» **WRITTEN EXERCISE**
Reproduce the listing below exactly, minus its pictures.

== DATA FOR PROCESSING ==

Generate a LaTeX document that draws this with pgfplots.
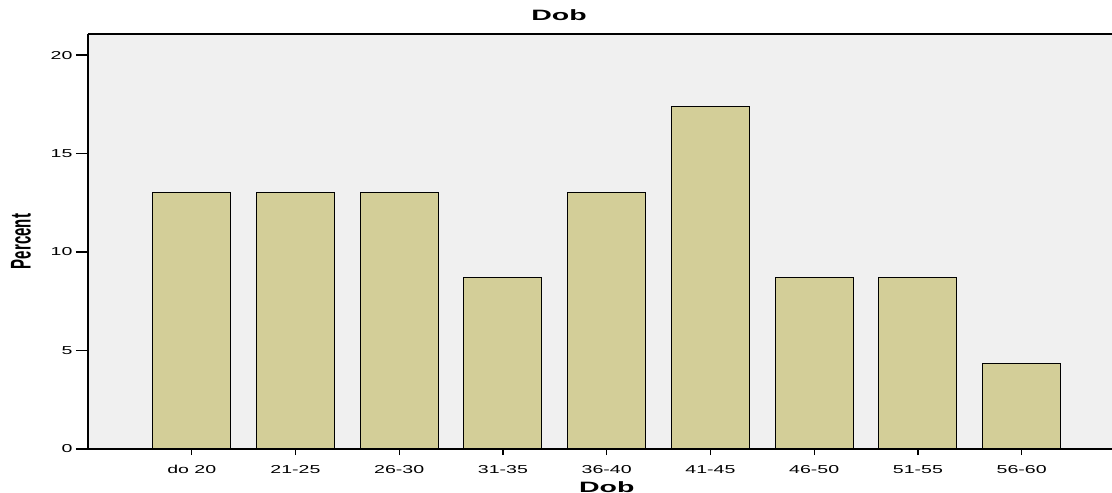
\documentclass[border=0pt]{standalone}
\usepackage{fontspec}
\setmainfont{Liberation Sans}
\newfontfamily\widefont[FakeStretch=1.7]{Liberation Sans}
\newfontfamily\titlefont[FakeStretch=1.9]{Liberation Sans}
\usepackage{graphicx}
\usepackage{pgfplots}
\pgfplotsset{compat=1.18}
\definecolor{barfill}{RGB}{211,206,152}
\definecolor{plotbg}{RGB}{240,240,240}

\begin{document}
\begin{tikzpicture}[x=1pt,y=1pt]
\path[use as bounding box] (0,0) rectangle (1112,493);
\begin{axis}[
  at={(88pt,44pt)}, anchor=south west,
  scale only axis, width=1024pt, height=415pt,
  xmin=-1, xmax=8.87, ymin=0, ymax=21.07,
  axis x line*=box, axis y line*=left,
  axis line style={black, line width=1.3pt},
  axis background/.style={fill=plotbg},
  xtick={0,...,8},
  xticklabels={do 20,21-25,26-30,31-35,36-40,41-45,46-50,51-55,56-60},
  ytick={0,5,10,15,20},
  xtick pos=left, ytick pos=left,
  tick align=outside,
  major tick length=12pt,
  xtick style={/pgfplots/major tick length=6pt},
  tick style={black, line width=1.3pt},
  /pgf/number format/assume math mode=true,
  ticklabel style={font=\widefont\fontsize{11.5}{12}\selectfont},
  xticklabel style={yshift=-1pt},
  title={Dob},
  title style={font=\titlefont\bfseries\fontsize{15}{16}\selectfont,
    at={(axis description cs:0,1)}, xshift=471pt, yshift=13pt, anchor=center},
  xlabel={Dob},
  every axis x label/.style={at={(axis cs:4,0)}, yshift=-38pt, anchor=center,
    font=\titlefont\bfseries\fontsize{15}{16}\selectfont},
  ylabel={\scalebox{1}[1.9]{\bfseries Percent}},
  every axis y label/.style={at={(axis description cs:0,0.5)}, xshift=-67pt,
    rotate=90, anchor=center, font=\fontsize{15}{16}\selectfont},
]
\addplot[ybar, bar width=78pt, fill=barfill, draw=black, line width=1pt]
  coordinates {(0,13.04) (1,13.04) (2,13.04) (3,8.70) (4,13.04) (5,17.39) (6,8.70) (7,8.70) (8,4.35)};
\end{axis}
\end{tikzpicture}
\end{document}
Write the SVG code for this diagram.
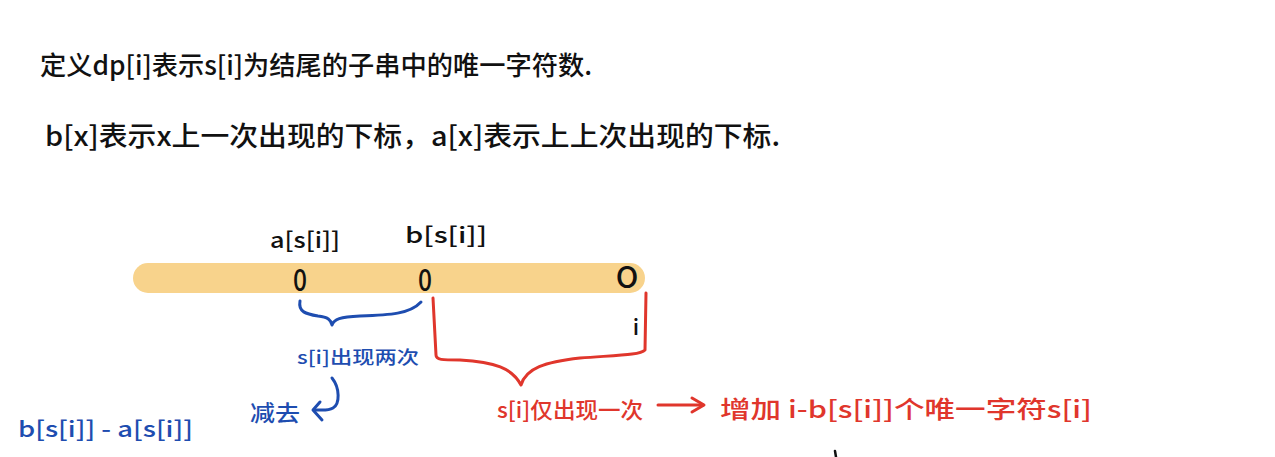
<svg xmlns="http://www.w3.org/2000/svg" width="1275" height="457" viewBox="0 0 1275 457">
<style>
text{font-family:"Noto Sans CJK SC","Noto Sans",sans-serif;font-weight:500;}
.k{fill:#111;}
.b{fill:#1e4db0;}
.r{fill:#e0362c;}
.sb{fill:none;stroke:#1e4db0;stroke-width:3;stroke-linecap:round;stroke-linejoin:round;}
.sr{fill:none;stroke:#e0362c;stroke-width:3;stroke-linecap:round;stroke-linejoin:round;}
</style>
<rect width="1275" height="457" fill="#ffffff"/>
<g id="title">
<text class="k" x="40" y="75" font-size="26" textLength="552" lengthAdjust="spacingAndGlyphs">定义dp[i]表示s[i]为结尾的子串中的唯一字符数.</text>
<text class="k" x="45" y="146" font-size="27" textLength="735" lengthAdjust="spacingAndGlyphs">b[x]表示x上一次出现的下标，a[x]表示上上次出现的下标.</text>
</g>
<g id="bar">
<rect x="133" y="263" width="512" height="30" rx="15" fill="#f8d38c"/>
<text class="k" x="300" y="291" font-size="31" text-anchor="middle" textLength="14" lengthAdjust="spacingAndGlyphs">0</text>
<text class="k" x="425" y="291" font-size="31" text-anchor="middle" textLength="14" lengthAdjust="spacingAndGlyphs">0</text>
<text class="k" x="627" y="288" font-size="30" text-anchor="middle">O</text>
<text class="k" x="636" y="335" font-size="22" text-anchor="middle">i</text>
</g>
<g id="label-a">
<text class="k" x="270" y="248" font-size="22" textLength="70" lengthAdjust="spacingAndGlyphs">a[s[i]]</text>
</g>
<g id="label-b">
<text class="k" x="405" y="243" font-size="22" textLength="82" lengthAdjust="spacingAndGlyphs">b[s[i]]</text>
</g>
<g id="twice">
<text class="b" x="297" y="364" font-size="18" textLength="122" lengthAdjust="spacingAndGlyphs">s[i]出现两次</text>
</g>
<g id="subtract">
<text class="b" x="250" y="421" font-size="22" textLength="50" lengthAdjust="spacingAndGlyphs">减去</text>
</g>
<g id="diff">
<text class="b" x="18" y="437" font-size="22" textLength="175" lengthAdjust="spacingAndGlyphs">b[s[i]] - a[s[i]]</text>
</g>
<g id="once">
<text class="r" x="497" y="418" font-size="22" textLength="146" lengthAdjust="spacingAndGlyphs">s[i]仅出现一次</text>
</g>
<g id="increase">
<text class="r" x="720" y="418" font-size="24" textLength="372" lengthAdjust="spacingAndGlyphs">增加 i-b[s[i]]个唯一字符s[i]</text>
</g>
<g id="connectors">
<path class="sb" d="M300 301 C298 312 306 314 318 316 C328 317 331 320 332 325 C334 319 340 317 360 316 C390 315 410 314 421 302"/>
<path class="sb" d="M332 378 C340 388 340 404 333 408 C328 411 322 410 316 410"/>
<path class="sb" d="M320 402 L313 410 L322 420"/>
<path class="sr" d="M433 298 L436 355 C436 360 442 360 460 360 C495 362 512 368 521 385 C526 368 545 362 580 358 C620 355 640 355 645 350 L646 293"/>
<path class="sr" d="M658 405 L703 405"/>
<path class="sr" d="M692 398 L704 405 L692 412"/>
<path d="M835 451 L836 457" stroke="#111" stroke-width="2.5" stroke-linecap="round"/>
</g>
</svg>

===

» **WRITTEN SOLUTION**
Generate a LaTeX document that draws this with pgfplots.
\documentclass[border=0pt]{standalone}
\usepackage{fontspec}
\setmainfont{Liberation Sans}
\newfontfamily\widefont[FakeStretch=1.7]{Liberation Sans}
\newfontfamily\titlefont[FakeStretch=1.9]{Liberation Sans}
\usepackage{graphicx}
\usepackage{pgfplots}
\pgfplotsset{compat=1.18}
\definecolor{barfill}{RGB}{211,206,152}
\definecolor{plotbg}{RGB}{240,240,240}

\begin{document}
\begin{tikzpicture}[x=1pt,y=1pt]
\path[use as bounding box] (0,0) rectangle (1112,493);
\begin{axis}[
  at={(88pt,44pt)}, anchor=south west,
  scale only axis, width=1024pt, height=415pt,
  xmin=-1, xmax=8.87, ymin=0, ymax=21.07,
  axis x line*=box, axis y line*=left,
  axis line style={black, line width=1.3pt},
  axis background/.style={fill=plotbg},
  xtick={0,...,8},
  xticklabels={do 20,21-25,26-30,31-35,36-40,41-45,46-50,51-55,56-60},
  ytick={0,5,10,15,20},
  xtick pos=left, ytick pos=left,
  tick align=outside,
  major tick length=12pt,
  xtick style={/pgfplots/major tick length=6pt},
  tick style={black, line width=1.3pt},
  /pgf/number format/assume math mode=true,
  ticklabel style={font=\widefont\fontsize{11.5}{12}\selectfont},
  xticklabel style={yshift=-1pt},
  title={Dob},
  title style={font=\titlefont\bfseries\fontsize{15}{16}\selectfont,
    at={(axis description cs:0,1)}, xshift=471pt, yshift=13pt, anchor=center},
  xlabel={Dob},
  every axis x label/.style={at={(axis cs:4,0)}, yshift=-38pt, anchor=center,
    font=\titlefont\bfseries\fontsize{15}{16}\selectfont},
  ylabel={\scalebox{1}[1.9]{\bfseries Percent}},
  every axis y label/.style={at={(axis description cs:0,0.5)}, xshift=-67pt,
    rotate=90, anchor=center, font=\fontsize{15}{16}\selectfont},
]
\addplot[ybar, bar width=78pt, fill=barfill, draw=black, line width=1pt]
  coordinates {(0,13.04) (1,13.04) (2,13.04) (3,8.70) (4,13.04) (5,17.39) (6,8.70) (7,8.70) (8,4.35)};
\end{axis}
\end{tikzpicture}
\end{document}
Write the SVG code for this diagram.
<svg xmlns="http://www.w3.org/2000/svg" width="1275" height="457" viewBox="0 0 1275 457">
<style>
text{font-family:"Noto Sans CJK SC","Noto Sans",sans-serif;font-weight:500;}
.k{fill:#111;}
.b{fill:#1e4db0;}
.r{fill:#e0362c;}
.sb{fill:none;stroke:#1e4db0;stroke-width:3;stroke-linecap:round;stroke-linejoin:round;}
.sr{fill:none;stroke:#e0362c;stroke-width:3;stroke-linecap:round;stroke-linejoin:round;}
</style>
<rect width="1275" height="457" fill="#ffffff"/>
<g id="title">
<text class="k" x="40" y="75" font-size="26" textLength="552" lengthAdjust="spacingAndGlyphs">定义dp[i]表示s[i]为结尾的子串中的唯一字符数.</text>
<text class="k" x="45" y="146" font-size="27" textLength="735" lengthAdjust="spacingAndGlyphs">b[x]表示x上一次出现的下标，a[x]表示上上次出现的下标.</text>
</g>
<g id="bar">
<rect x="133" y="263" width="512" height="30" rx="15" fill="#f8d38c"/>
<text class="k" x="300" y="291" font-size="31" text-anchor="middle" textLength="14" lengthAdjust="spacingAndGlyphs">0</text>
<text class="k" x="425" y="291" font-size="31" text-anchor="middle" textLength="14" lengthAdjust="spacingAndGlyphs">0</text>
<text class="k" x="627" y="288" font-size="30" text-anchor="middle">O</text>
<text class="k" x="636" y="335" font-size="22" text-anchor="middle">i</text>
</g>
<g id="label-a">
<text class="k" x="270" y="248" font-size="22" textLength="70" lengthAdjust="spacingAndGlyphs">a[s[i]]</text>
</g>
<g id="label-b">
<text class="k" x="405" y="243" font-size="22" textLength="82" lengthAdjust="spacingAndGlyphs">b[s[i]]</text>
</g>
<g id="twice">
<text class="b" x="297" y="364" font-size="18" textLength="122" lengthAdjust="spacingAndGlyphs">s[i]出现两次</text>
</g>
<g id="subtract">
<text class="b" x="250" y="421" font-size="22" textLength="50" lengthAdjust="spacingAndGlyphs">减去</text>
</g>
<g id="diff">
<text class="b" x="18" y="437" font-size="22" textLength="175" lengthAdjust="spacingAndGlyphs">b[s[i]] - a[s[i]]</text>
</g>
<g id="once">
<text class="r" x="497" y="418" font-size="22" textLength="146" lengthAdjust="spacingAndGlyphs">s[i]仅出现一次</text>
</g>
<g id="increase">
<text class="r" x="720" y="418" font-size="24" textLength="372" lengthAdjust="spacingAndGlyphs">增加 i-b[s[i]]个唯一字符s[i]</text>
</g>
<g id="connectors">
<path class="sb" d="M300 301 C298 312 306 314 318 316 C328 317 331 320 332 325 C334 319 340 317 360 316 C390 315 410 314 421 302"/>
<path class="sb" d="M332 378 C340 388 340 404 333 408 C328 411 322 410 316 410"/>
<path class="sb" d="M320 402 L313 410 L322 420"/>
<path class="sr" d="M433 298 L436 355 C436 360 442 360 460 360 C495 362 512 368 521 385 C526 368 545 362 580 358 C620 355 640 355 645 350 L646 293"/>
<path class="sr" d="M658 405 L703 405"/>
<path class="sr" d="M692 398 L704 405 L692 412"/>
<path d="M835 451 L836 457" stroke="#111" stroke-width="2.5" stroke-linecap="round"/>
</g>
</svg>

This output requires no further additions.